Smith urges operators not to yield to students’ request to play lewd music
FALMOUTH, Trelawny – Regional manager at the Transport Authority Ralston Smith is making an impassioned plea to drivers and conductors of public transportation not to yield to their student passengers’ demand to play loud and lewd music while transporting them to and from school.
Speaking at the Trelawny launch of the Transport Operators Blue Ribbon First Responder Training and Certification Programme at the Falmouth New Testament Church of God last Thursday, Smith blasted transport operators who play vulgar music at the behest of their student passengers.
“The students provide the material. They come equipped with the thumb drives, and they have the phones and those kinds of gadgets that they give to the drivers and conductors to play. We want to urge drivers and conductors to resist that temptation and be the adult in all of this. And we have to ask ourselves the question, ‘if it was my child would, I want him or her to be exposed to this type of music?'” he charged.
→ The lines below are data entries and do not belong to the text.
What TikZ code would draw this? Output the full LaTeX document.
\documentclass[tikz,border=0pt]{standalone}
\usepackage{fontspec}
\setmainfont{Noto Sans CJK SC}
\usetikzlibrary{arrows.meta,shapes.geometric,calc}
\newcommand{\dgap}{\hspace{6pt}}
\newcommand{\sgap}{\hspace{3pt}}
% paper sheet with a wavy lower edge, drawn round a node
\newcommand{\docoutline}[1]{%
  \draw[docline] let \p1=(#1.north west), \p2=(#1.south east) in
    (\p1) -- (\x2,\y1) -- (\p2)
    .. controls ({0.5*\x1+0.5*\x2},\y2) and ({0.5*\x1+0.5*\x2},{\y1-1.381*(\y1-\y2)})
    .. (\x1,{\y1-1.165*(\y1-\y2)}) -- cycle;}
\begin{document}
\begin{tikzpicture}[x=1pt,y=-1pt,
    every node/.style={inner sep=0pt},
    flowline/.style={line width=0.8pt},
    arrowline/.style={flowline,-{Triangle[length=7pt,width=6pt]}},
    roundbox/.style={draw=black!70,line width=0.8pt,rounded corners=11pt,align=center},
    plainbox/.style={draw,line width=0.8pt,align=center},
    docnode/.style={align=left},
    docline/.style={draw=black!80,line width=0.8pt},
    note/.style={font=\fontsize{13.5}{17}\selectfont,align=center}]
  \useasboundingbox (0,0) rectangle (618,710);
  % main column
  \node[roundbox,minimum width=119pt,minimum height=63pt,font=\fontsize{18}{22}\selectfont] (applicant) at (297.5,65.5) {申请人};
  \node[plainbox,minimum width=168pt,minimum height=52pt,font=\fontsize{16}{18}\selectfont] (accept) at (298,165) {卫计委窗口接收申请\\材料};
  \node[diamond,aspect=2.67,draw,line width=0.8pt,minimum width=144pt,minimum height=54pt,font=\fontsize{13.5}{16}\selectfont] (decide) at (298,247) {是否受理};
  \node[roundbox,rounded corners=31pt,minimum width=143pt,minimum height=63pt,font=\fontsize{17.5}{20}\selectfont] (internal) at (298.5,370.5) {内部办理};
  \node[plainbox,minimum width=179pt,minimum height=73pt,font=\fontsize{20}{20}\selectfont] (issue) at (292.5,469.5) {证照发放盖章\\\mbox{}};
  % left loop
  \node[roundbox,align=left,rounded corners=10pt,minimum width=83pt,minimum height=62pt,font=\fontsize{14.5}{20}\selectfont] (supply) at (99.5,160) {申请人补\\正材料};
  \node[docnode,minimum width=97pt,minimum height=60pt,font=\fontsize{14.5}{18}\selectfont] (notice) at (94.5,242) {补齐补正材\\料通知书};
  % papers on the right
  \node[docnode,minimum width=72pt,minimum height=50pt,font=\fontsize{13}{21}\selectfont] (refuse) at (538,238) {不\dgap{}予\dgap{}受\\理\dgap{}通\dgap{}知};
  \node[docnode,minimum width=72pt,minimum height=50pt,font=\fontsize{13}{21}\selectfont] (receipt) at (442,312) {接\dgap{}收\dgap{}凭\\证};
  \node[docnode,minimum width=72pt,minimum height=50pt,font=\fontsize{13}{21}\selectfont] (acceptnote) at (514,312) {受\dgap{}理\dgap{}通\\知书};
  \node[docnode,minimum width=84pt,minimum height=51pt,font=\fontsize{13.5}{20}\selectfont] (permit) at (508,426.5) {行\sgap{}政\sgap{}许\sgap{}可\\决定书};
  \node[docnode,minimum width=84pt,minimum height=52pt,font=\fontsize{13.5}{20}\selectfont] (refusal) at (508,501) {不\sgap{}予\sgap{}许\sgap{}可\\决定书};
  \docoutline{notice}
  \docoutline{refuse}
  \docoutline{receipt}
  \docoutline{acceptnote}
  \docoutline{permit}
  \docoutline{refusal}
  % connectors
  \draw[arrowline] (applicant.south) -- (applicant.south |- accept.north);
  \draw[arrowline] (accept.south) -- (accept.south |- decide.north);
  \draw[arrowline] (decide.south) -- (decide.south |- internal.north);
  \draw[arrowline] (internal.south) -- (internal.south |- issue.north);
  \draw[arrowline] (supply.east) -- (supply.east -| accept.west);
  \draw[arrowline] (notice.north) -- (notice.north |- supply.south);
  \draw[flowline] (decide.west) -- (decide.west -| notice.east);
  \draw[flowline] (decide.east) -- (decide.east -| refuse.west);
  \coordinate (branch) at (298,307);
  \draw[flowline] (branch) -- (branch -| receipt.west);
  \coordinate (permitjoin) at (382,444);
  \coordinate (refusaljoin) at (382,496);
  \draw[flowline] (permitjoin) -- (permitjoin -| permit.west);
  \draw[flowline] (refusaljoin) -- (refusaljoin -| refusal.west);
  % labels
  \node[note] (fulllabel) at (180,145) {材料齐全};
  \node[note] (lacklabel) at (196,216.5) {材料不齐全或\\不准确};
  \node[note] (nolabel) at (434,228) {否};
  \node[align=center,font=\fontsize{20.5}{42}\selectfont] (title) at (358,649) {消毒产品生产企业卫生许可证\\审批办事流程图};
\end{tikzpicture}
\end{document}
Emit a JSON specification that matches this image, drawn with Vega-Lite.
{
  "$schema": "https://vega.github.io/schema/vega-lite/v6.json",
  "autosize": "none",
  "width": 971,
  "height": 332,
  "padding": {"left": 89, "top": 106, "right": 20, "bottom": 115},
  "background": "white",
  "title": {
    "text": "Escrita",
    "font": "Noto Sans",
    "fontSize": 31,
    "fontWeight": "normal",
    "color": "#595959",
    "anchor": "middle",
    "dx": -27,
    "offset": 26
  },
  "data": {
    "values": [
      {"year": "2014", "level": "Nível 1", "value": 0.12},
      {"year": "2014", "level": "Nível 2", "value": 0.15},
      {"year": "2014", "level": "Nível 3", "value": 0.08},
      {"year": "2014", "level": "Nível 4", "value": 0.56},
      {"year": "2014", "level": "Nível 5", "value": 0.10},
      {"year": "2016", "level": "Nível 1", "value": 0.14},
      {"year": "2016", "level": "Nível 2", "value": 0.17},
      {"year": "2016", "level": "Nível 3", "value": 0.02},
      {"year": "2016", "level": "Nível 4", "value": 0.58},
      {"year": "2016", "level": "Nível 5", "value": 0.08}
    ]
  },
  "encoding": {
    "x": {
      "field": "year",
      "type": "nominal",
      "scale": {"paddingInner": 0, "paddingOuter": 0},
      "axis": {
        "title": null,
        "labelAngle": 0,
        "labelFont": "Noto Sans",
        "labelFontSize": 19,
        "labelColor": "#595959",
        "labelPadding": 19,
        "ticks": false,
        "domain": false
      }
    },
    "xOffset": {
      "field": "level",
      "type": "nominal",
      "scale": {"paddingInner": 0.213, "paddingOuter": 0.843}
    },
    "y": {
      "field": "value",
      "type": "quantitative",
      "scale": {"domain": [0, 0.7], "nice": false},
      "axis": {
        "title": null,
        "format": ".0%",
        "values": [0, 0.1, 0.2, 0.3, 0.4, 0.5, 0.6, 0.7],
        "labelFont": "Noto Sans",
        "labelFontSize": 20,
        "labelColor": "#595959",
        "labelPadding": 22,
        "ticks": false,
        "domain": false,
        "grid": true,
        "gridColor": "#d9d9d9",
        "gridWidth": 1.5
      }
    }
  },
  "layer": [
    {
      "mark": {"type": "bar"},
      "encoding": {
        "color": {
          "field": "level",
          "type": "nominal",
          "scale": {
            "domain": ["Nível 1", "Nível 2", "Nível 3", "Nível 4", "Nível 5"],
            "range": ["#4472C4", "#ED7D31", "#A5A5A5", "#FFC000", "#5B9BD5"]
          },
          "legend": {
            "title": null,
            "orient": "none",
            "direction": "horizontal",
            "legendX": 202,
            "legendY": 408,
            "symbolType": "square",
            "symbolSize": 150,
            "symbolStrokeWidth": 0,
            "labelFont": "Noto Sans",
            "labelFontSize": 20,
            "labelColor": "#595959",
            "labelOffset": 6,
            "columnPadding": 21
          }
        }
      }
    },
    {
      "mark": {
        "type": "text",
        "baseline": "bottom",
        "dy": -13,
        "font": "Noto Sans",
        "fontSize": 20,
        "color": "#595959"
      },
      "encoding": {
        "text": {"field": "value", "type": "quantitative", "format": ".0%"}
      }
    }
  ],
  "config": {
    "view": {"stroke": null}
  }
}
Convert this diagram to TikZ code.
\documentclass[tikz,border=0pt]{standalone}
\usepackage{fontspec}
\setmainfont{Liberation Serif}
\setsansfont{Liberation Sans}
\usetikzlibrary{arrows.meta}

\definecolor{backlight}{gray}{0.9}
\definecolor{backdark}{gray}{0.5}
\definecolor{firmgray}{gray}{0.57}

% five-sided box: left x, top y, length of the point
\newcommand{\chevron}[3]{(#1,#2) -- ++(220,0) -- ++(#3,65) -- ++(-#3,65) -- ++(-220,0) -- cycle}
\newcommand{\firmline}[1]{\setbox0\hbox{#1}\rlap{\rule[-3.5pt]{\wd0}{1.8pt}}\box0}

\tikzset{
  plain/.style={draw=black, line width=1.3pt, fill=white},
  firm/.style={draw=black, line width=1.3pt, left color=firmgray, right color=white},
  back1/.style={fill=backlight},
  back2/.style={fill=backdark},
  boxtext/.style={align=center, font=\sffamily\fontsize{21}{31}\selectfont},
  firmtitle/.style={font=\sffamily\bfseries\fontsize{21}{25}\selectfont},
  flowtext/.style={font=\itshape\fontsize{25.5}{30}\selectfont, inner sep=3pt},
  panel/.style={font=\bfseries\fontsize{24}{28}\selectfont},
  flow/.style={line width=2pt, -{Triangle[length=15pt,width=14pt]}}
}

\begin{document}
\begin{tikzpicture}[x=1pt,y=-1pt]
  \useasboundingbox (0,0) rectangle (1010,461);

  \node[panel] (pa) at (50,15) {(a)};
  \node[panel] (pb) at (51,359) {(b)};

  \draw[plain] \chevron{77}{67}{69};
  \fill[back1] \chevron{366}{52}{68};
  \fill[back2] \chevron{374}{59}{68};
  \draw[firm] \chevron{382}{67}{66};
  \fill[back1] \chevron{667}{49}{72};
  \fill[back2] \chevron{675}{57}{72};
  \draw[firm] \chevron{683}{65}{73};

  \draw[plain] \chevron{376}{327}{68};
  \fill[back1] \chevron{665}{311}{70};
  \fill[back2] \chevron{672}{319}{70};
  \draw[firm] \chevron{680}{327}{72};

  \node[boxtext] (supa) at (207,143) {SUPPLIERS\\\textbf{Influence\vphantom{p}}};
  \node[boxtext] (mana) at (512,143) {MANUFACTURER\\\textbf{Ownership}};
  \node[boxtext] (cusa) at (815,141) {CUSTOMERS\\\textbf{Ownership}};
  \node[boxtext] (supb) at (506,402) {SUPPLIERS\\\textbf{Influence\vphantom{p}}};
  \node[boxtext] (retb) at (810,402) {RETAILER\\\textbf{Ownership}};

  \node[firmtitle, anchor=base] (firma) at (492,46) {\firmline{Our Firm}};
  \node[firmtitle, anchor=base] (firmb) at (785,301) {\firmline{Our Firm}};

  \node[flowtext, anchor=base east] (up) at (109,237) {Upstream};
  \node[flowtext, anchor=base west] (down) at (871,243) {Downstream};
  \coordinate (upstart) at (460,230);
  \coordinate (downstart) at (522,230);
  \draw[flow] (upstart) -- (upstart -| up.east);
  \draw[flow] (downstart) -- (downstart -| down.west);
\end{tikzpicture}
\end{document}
“We hope Mr [Egeton] Newman that your training will capture some elements of that in asking the drivers and conductors in and around Trelawny and elsewhere to take charge. Cede not the power that you have to the student passengers because what we find many times is that the operators believe that they are under pressure from the students to play loud and lewd music.”
He implored public transportation stakeholders to refrain from engaging in the playing of distasteful music on their vehicles altogether.
“What we see is a sign of moral decadence that is taking place where drivers and conductors, and the society as a whole, are slowly heading down that slippery slope. We find that there are a lot of public passenger operators that are entertaining loud and lewd music on public passenger vehicles. And in that construct, what we find is that the children get to school highly intoxicated and ill-prepared to absorb the education material they are supposed to,” Smith reasoned.
“We have to take back the space, but [it] is only through training and development…expanding the minds.”
The Transport Operators Blue Ribbon First Responder Training and Certification Programme is a collaborative effort by Transport Operators Development Sustainable Services (TODSS) and British Caribbean Insurance Company (BCIC).
The programme, which provides first-responder training for individuals within the transport industry, equips them with the skills necessary to render assistance at a traffic crash site.
President of TODSS Egeton Newman noted that the training in Trelawny will be undertaken over the next four Thursdays at the Falmouth New Testament Church of God.
He expressed hope that following completion of the training some 25 participants from across the transport sector will be certified.
“We are training our persons to become first responders; to be very quick and precise in what they do to move the injured to a more secure place on their journey to the health provider. We found out it is working. It works in St Thomas, it works in Portland, it is working in Kingston and St Andrew. And even the accident in Braco, I see people lifting in a very strange way and other accidents where they lift them up and throw them in a car. That takes their lives much faster,” he cautioned.
“This is about training our operators to become first responders because we found out during our survey that anywhere there is an accident in this country one of the first on the scene is a taxi man.”